In the traditional model, each protocol must build its own liquidity sources independently, leading to massive duplication of effort. As ecosystems scale, the cost of acquiring and maintaining liquidity continues to rise.
Mitosis aims to create a unified liquidity layer, allowing developers to directly tap into shared capital without building their own markets from scratch.
How Does Mitosis Implement Programmable Liquidity?
Mitosis builds its liquidity network through multiple infrastructure components. Users first deposit assets into the Vault Network, which manages the underlying assets and tracks liquidity status. The system then generates corresponding miAssets to represent asset rights and liquidity shares.
The cross-chain execution layer coordinates resource allocation across different networks.

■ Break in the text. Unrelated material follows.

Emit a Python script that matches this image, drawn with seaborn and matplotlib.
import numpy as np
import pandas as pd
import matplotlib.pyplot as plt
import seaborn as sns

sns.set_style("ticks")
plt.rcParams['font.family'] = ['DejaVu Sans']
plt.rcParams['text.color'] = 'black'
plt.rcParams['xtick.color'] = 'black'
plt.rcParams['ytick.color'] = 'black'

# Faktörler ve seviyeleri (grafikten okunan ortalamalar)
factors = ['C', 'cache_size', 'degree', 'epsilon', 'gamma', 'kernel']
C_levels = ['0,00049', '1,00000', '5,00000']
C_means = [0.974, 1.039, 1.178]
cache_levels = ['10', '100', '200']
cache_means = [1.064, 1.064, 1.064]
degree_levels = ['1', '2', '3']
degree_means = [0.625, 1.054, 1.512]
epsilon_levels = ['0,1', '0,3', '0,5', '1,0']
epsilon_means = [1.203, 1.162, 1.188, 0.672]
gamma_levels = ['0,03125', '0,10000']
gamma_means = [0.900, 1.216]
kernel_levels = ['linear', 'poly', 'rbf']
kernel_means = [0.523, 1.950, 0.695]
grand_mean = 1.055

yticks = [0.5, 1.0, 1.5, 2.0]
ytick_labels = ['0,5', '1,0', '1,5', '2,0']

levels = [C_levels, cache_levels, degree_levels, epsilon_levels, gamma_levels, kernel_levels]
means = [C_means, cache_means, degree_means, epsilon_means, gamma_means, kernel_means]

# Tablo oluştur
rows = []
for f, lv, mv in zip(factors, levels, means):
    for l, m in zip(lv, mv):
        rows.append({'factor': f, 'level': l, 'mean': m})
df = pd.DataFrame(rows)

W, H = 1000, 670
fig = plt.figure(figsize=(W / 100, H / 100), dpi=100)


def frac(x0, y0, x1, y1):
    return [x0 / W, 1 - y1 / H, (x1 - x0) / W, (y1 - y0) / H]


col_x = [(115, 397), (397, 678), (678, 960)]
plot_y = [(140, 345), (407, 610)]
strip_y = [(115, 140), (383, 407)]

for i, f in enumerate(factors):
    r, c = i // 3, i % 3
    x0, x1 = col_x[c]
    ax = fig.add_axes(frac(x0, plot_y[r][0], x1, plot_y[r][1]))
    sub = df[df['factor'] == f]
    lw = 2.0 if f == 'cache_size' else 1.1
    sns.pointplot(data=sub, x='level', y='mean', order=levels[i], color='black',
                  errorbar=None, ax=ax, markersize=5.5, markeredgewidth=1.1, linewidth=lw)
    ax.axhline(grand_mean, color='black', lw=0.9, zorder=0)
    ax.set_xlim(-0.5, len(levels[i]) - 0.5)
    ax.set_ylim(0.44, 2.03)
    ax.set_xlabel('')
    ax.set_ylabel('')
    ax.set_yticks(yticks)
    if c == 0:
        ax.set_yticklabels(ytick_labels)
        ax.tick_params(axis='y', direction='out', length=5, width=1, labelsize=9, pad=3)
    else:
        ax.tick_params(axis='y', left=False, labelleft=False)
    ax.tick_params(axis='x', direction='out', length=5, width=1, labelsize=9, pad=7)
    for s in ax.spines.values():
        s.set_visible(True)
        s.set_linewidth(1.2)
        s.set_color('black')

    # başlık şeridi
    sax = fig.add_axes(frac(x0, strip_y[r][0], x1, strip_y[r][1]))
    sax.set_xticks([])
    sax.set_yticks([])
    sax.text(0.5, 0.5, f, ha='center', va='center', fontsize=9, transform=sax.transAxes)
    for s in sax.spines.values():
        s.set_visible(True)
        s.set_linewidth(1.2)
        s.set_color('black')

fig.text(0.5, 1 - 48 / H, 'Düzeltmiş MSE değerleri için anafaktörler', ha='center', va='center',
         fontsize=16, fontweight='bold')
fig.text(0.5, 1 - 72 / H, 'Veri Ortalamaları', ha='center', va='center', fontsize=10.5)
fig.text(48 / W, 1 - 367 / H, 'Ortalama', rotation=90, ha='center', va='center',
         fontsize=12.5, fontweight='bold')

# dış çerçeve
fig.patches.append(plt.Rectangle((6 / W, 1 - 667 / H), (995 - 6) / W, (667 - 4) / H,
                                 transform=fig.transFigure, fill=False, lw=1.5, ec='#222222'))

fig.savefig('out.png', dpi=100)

When an application needs liquidity, the system automatically handles capital deployment and execution according to predefined rules.

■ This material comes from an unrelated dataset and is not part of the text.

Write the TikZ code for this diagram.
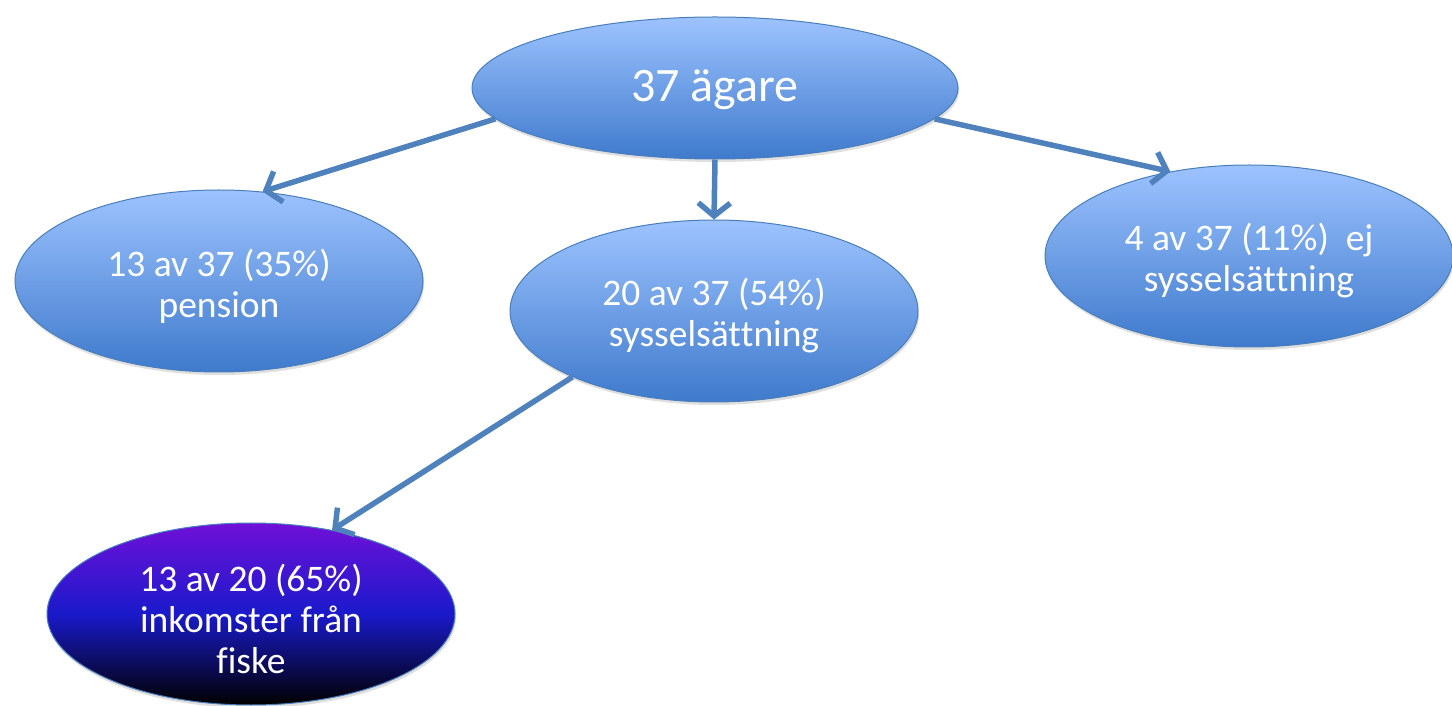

This model transforms liquidity from a static capital pool into a dynamically callable network resource.
What Are miAssets?
miAssets are liquidity-mapping tokens within the Mitosis ecosystem, representing users' rights to the underlying assets deposited in the Vault.
When assets enter the system, corresponding miAssets are generated and serve as liquidity coordination instruments across the ecosystem. Developers and applications can further compose and invoke these assets.
Compared to traditional LP Tokens, miAssets emphasize cross-chain interoperability and programmable liquidity, boosting overall capital efficiency.
How Does Programmable Liquidity Improve Capital Efficiency?
Capital efficiency gains are the core value proposition of programmable liquidity.
In the traditional model, each unit of liquidity typically serves only one protocol. Programmable liquidity allows the same capital to be used by multiple applications simultaneously.
For developers, this means access to capital without the need to build separate liquidity markets. For users, assets can participate in more scenarios, reducing the proportion of idle capital.
This unified allocation mechanism effectively reduces capital waste across the ecosystem.
How Is Programmable Liquidity Different from Traditional Cross-Chain Bridges?
Both cross-chain bridges and programmable liquidity involve multi-chain assets, but they solve fundamentally different problems.
Cross-chain bridges aim to transfer assets from one chain to another — they are essentially asset transport tools. Users must actively initiate cross-chain operations to move funds.
Programmable liquidity focuses on how liquidity resources are managed and invoked uniformly. Its emphasis is not on moving assets, but on coordinating and utilizing existing liquidity.
In short, cross-chain bridges solve asset movement, while programmable liquidity solves liquidity utilization.
Potential Use Cases for Programmable Liquidity
Programmable liquidity can provide foundational support for a wide range of Web3 scenarios.
In DeFi, lending, trading, and yield protocols can share a unified liquidity source, improving market depth and capital efficiency.
In modular blockchain ecosystems, new chains can quickly plug into existing liquidity networks without rebuilding markets. For AI agents, on-chain asset management, and institutional capital deployment, programmable liquidity offers more flexible resource allocation.
What Challenges Does Programmable Liquidity Face?
While programmable liquidity improves capital efficiency, it also introduces greater system complexity.
Cross-chain execution involves multiple networks and nodes, requiring accurate asset state synchronization and reliable message delivery. Any execution error could affect the entire liquidity network.
Additionally, a unified liquidity layer typically involves many ecosystem participants, making governance mechanisms and security models critical for long-term protocol success.
Summary
Programmable liquidity is a new infrastructure paradigm that decouples liquidity resources from a single blockchain or protocol and orchestrates them programmatically. Its core goal is to solve liquidity fragmentation in the multi-chain era and improve capital utilization across the entire ecosystem.
Mitosis makes this concept the foundation of its protocol, building a shared liquidity network through the Vault Network, miAssets, and a cross-chain execution layer. Under this architecture, liquidity is no longer a static capital pool but a dynamically configurable network resource, powering the next generation of modular financial infrastructure.
FAQs
What is programmable liquidity?
Programmable liquidity is a mechanism that enables liquidity resources to be dynamically orchestrated, composed, and allocated via smart contracts and cross-chain networks. Its goal is to allow liquidity to be uniformly managed and invoked like computing resources.
How is programmable liquidity different from traditional liquidity pools?
Traditional liquidity pools typically serve a single protocol, while programmable liquidity can be shared across multiple protocols and blockchains. The same liquidity can support more application scenarios, thereby improving capital efficiency.
How does Mitosis implement programmable liquidity?
Mitosis manages assets through the Vault Network, represents liquidity rights with miAssets, and coordinates cross-chain resource allocation via a cross-chain execution layer, achieving unified liquidity management.
What role do miAssets play in programmable liquidity?
miAssets are liquidity-mapping tokens generated by Mitosis. They represent rights to underlying assets and provide a unified standard for cross-chain liquidity coordination.
Can programmable liquidity replace cross-chain bridges?
Programmable liquidity and cross-chain bridges are not substitutes. Cross-chain bridges handle asset transfer, while programmable liquidity handles liquidity coordination and resource management. They serve different layers of need.
Why is programmable liquidity important for the multi-chain ecosystem?
As assets become increasingly fragmented across more blockchain networks, liquidity fragmentation continues to worsen. Programmable liquidity can unify these dispersed resources, improve capital utilization, and reduce cross-chain costs for both developers and users.